PROBLEM REQUIREMENTS:
Exclude the pictures, then repeat the remaining data exactly.

THE INPUT:
** start **

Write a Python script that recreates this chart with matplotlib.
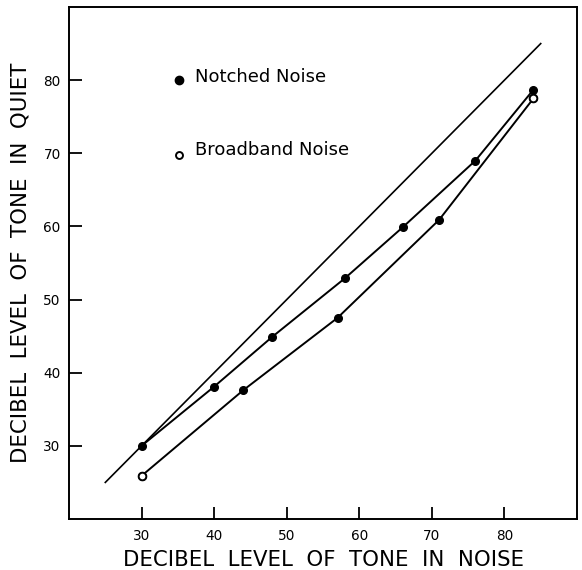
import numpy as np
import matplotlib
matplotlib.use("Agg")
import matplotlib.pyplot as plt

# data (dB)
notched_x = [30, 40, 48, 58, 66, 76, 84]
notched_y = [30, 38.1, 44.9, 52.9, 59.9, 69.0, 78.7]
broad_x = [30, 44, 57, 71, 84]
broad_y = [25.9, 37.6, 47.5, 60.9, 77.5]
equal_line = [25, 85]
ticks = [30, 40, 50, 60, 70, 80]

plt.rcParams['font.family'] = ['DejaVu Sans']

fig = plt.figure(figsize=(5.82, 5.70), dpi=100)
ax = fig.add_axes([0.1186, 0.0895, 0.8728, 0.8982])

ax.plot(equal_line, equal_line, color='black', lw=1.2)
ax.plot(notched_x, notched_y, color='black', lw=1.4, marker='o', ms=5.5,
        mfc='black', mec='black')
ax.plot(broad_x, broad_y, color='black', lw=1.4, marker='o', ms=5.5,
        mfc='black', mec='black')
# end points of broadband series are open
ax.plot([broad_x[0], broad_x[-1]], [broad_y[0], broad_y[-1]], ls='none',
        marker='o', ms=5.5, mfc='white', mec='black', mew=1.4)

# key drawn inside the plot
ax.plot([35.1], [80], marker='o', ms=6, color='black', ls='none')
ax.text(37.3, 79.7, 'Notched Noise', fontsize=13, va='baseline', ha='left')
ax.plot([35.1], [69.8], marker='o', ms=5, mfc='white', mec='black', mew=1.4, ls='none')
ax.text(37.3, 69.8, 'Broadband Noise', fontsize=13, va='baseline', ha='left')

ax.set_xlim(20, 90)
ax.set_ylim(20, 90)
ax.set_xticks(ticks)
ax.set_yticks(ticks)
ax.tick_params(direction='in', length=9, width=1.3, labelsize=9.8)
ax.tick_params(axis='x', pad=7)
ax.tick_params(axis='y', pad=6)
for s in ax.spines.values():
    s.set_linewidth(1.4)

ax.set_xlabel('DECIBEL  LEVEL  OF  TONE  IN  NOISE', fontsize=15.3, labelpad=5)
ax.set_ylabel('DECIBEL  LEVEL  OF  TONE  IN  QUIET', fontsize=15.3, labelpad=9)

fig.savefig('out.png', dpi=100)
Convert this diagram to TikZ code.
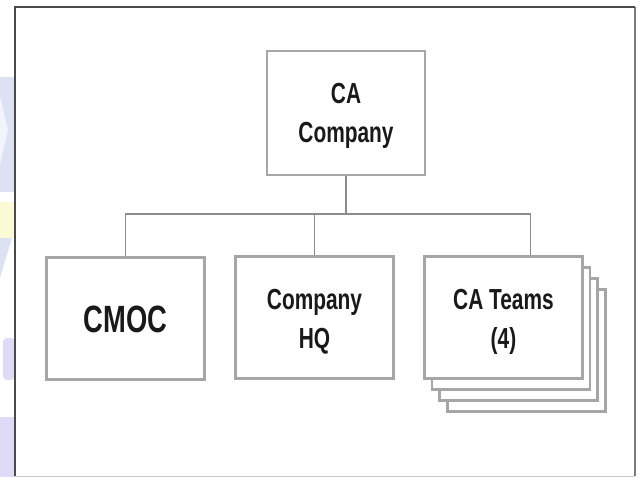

** end **

REPLY TO THE TASK:
Write a Python script that recreates this chart with matplotlib.
import numpy as np
import matplotlib
matplotlib.use("Agg")
import matplotlib.pyplot as plt

# data (dB)
notched_x = [30, 40, 48, 58, 66, 76, 84]
notched_y = [30, 38.1, 44.9, 52.9, 59.9, 69.0, 78.7]
broad_x = [30, 44, 57, 71, 84]
broad_y = [25.9, 37.6, 47.5, 60.9, 77.5]
equal_line = [25, 85]
ticks = [30, 40, 50, 60, 70, 80]

plt.rcParams['font.family'] = ['DejaVu Sans']

fig = plt.figure(figsize=(5.82, 5.70), dpi=100)
ax = fig.add_axes([0.1186, 0.0895, 0.8728, 0.8982])

ax.plot(equal_line, equal_line, color='black', lw=1.2)
ax.plot(notched_x, notched_y, color='black', lw=1.4, marker='o', ms=5.5,
        mfc='black', mec='black')
ax.plot(broad_x, broad_y, color='black', lw=1.4, marker='o', ms=5.5,
        mfc='black', mec='black')
# end points of broadband series are open
ax.plot([broad_x[0], broad_x[-1]], [broad_y[0], broad_y[-1]], ls='none',
        marker='o', ms=5.5, mfc='white', mec='black', mew=1.4)

# key drawn inside the plot
ax.plot([35.1], [80], marker='o', ms=6, color='black', ls='none')
ax.text(37.3, 79.7, 'Notched Noise', fontsize=13, va='baseline', ha='left')
ax.plot([35.1], [69.8], marker='o', ms=5, mfc='white', mec='black', mew=1.4, ls='none')
ax.text(37.3, 69.8, 'Broadband Noise', fontsize=13, va='baseline', ha='left')

ax.set_xlim(20, 90)
ax.set_ylim(20, 90)
ax.set_xticks(ticks)
ax.set_yticks(ticks)
ax.tick_params(direction='in', length=9, width=1.3, labelsize=9.8)
ax.tick_params(axis='x', pad=7)
ax.tick_params(axis='y', pad=6)
for s in ax.spines.values():
    s.set_linewidth(1.4)

ax.set_xlabel('DECIBEL  LEVEL  OF  TONE  IN  NOISE', fontsize=15.3, labelpad=5)
ax.set_ylabel('DECIBEL  LEVEL  OF  TONE  IN  QUIET', fontsize=15.3, labelpad=9)

fig.savefig('out.png', dpi=100)
Convert this diagram to TikZ code.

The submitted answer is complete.